We also had also several additional documents for our developers, thanks to which a new programmer could quickly get in the draft, for example one about the setting-up tools (configuration, commissioning of the project), technical docs (technical aspects of the implementation), or Unreal script best practices (code tips). Of course, the preparation of documents and full control required a lot of time. Krystian Komisarek, our lead programmer who dealt with the code reviews, earned the name of "doc writer."
However, in retrospect, we can still see some imperfections and shortcomings of our system, for example naming and sorting of reported comments in reviews which caused the use of the review to be very difficult.
2. iPod Touch (4th Generation)
Literally a week before the premiere, there were problems with support of both iPod Touch 4th Generation and iPhone 4, and we thought we had overcome them. After the release, though, it turned out that despite our efforts, there were still problems. We immediately informed players, adding a message to the App Store description of the game and apologizing to them. The error has been eliminated in another update, and players who purchased the game on these devices were rewarded with in-game coins.
We handled errors via FlySpray, whose advantage is the ability to add tags. It allows you to quickly search for specific errors, set the priority and specifying the percentage of its amendments. We added attachments (print screen, videos), which allowed us to fix or verify bugs quickly.
Testers also connected errors: if one error was due to another there was a chance that one patch will work for both. In addition, we always added the following comments to all errors: who and what improved, version, device. This allowed fast transmission of information to the right people. Unfortunately, even this system didn't save us from those two big mistakes. We're always striving to improve processes and learn from mistakes, that was a good lesson for us.
The preproduction phase was rather short, and we didn't have much time to discuss some key game features.
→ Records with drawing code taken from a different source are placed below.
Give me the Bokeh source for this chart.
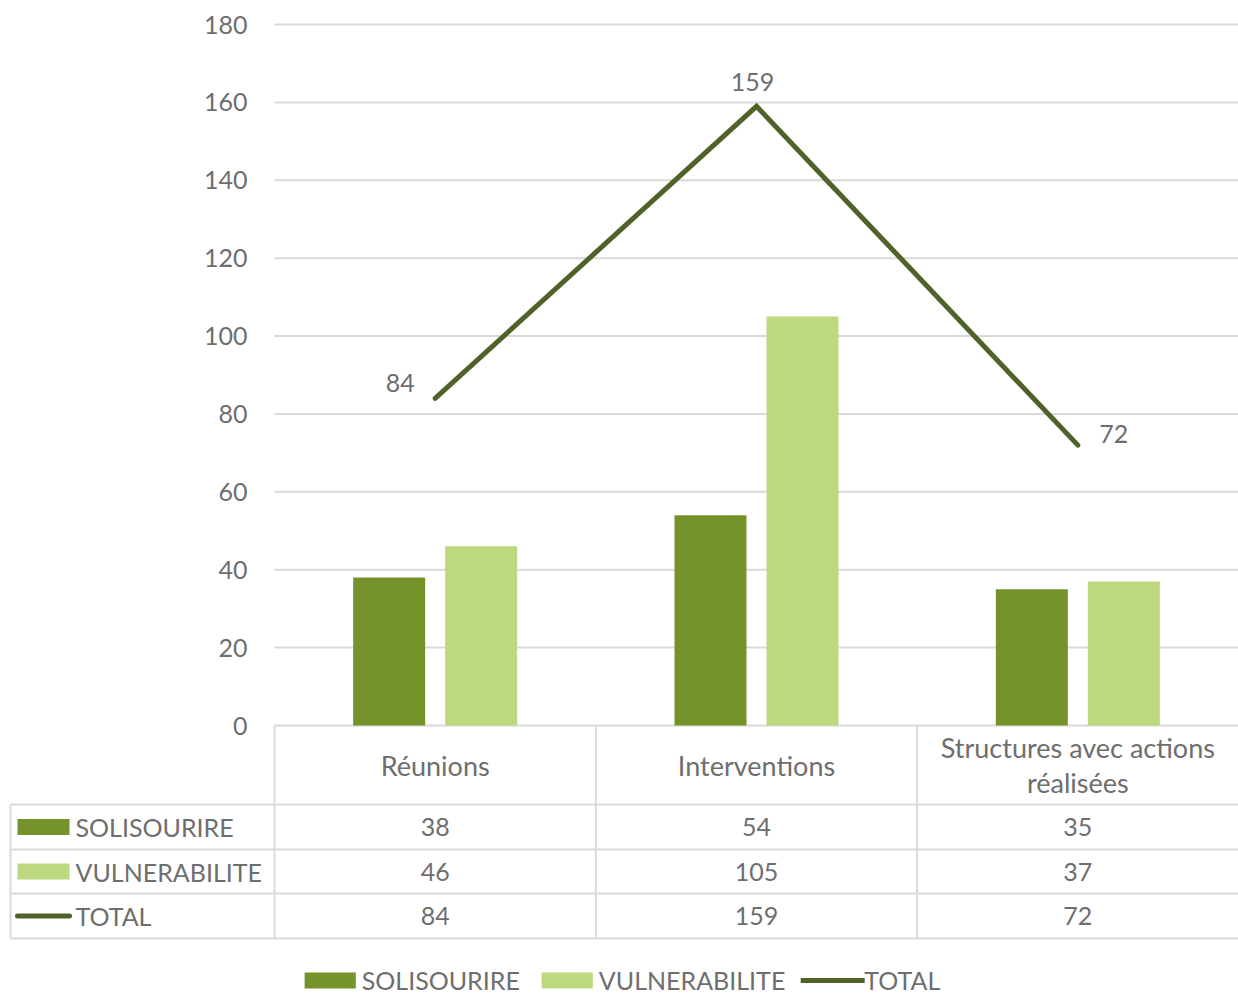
from bokeh.plotting import figure
from bokeh.models import Range1d, Legend, LegendItem
from bokeh.core.properties import value
from bokeh.embed import file_html
from bokeh.resources import INLINE

# ---------------- data ----------------
categories = ["Réunions", "Interventions", "Structures avec actions réalisées"]
header_labels = ["Réunions", "Interventions", "Structures avec actions\nréalisées"]
series_names = ["SOLISOURIRE", "VULNERABILITE", "TOTAL"]
solisourire = [38, 54, 35]
vulnerabilite = [46, 105, 37]
total = [84, 159, 72]
y_ticks = [0, 20, 40, 60, 80, 100, 120, 140, 160, 180]

# ---------------- style ----------------
FONT = "Lato"
FS = "25px"
FS_HEAD = "27px"
TEXT_COLOR = "#6E6E6E"
GRID_COLOR = "#D9D9D9"
C_SOLI = "#74942B"
C_VULN = "#BDD97F"
C_TOTAL = "#4F6228"

# layout in page pixels
PAGE = 0
W, H = 1238, 995
PLOT_L, PLOT_R = 274, 1238
PLOT_T, PLOT_B = 24, 725
Y_MAX = y_ticks[-1]
N = len(categories)
X_SCALE = (PLOT_R - PLOT_L) / N
Y_SCALE = (PLOT_B - PLOT_T) / Y_MAX


def ux(px):
    return (px - PLOT_L) / X_SCALE


def uy(py):
    return (PLOT_B - py) / Y_SCALE


ROW_EDGES = [725, 804, 849, 893, 938]
TABLE_LEFT = 10

p = figure(width=W, height=H,
           x_range=Range1d(ux(PAGE), ux(PAGE + W)),
           y_range=Range1d(uy(PAGE + H), uy(PAGE)),
           output_backend="svg", toolbar_location=None,
           x_axis_location=None, y_axis_location=None,
           min_border=0, outline_line_color=None)
p.background_fill_color = "white"
p.border_fill_color = "white"
for g in p.grid:
    g.visible = False

xs = [i + 0.5 for i in range(N)]
col_edges = [i for i in range(N + 1)]

# gridlines
p.segment(x0=[0] * len(y_ticks), x1=[N] * len(y_ticks), y0=y_ticks, y1=y_ticks,
          line_color=GRID_COLOR, line_width=2)

# y tick labels
p.text(x=[ux(247)] * len(y_ticks), y=y_ticks, text=[str(t) for t in y_ticks],
       text_align="right", text_baseline="middle", text_font=value(FONT),
       text_font_size=FS, text_color=TEXT_COLOR)

# bars
BAR_W = 72 / X_SCALE
OFF = 46 / X_SCALE
r1 = p.vbar(x=[x - OFF for x in xs], top=solisourire, bottom=0, width=BAR_W,
            fill_color=C_SOLI, line_color=None)
r2 = p.vbar(x=[x + OFF for x in xs], top=vulnerabilite, bottom=0, width=BAR_W,
            fill_color=C_VULN, line_color=None)
r3 = p.line(xs, total, line_width=5, line_color=C_TOTAL, line_cap="round",
            line_join="miter")

# data labels on the total line
p.text(x=xs, y=total, text=[str(v) for v in total],
       x_offset=[-35, -4, 36], y_offset=[-15, -24, -11],
       text_align="center", text_baseline="middle", text_font=value(FONT),
       text_font_size=FS, text_color=TEXT_COLOR)

# ---------------- data table ----------------
row_y = [uy(v) for v in ROW_EDGES]
# horizontal lines
p.segment(x0=[ux(TABLE_LEFT)] * 4, x1=[N] * 4, y0=row_y[1:], y1=row_y[1:],
          line_color=GRID_COLOR, line_width=2)
# vertical lines
p.segment(x0=[ux(TABLE_LEFT)], x1=[ux(TABLE_LEFT)], y0=[row_y[1]], y1=[row_y[-1]],
          line_color=GRID_COLOR, line_width=2)
p.segment(x0=col_edges[:-1], x1=col_edges[:-1], y0=[row_y[0]] * N, y1=[row_y[-1]] * N,
          line_color=GRID_COLOR, line_width=2)

row_centers = [(row_y[i] + row_y[i + 1]) / 2 for i in range(4)]

# header labels
p.text(x=xs, y=[row_centers[0]] * N, text=header_labels,
       text_align="center", text_baseline="middle", text_font=value(FONT),
       text_font_size=FS_HEAD, text_color=TEXT_COLOR, text_line_height=1.05)

# values
for k, vals in enumerate([solisourire, vulnerabilite, total]):
    p.text(x=xs, y=[row_centers[k + 1]] * N, text=[str(v) for v in vals],
           text_align="center", text_baseline="middle", text_font=value(FONT),
           text_font_size=FS, text_color=TEXT_COLOR)

# row names
p.text(x=[ux(75)] * 3, y=row_centers[1:], text=series_names,
       text_align="left", text_baseline="middle", text_font=value(FONT),
       text_font_size=FS, text_color=TEXT_COLOR)

# row swatches
p.rect(x=[ux(43)] * 2, y=row_centers[1:3], width=52 / X_SCALE, height=16 / Y_SCALE,
       fill_color=[C_SOLI, C_VULN], line_color=None)
p.segment(x0=[ux(17)], x1=[ux(69)], y0=[row_centers[3]], y1=[row_centers[3]],
          line_color=C_TOTAL, line_width=5, line_cap="round")

# ---------------- legend ----------------
legend = Legend(items=[LegendItem(label=series_names[0], renderers=[r1]),
                       LegendItem(label=series_names[1], renderers=[r2]),
                       LegendItem(label=series_names[2], renderers=[r3])],
                orientation="horizontal", location="bottom_center",
                glyph_width=64, glyph_height=20, label_standoff=0, spacing=15,
                padding=0, margin=0, border_line_color=None,
                background_fill_alpha=0,
                label_text_font=FONT, label_text_font_size=FS,
                label_text_color=TEXT_COLOR)
p.add_layout(legend)

open("out.html", "w").write(file_html(p, INLINE))
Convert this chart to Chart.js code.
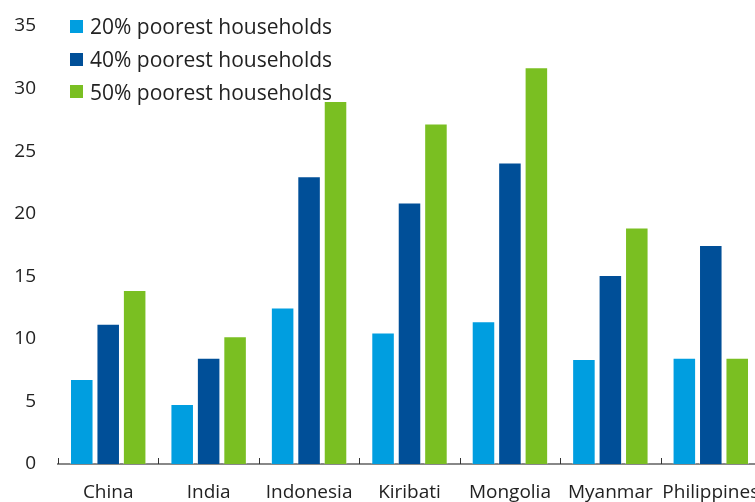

The main game design document and other additional documents (i.e. SFX and music list, voiceover document, game economy sheet) were finished as the project was moving on. Updating documents every week was a great way to monitor progress. For each documentation update, we sent a short outline of the changes to the team members with bullet points in the email giving them a glimpse of key changes in the project.
The information flow may fail a bit from time to time. We decided that the best way to improve the information flow was to organize meetings with the people involved in the implementation of specific features. Sometimes, spontaneous talks took place in the team's room saving us from lots of additional work or helped to solve the major issues.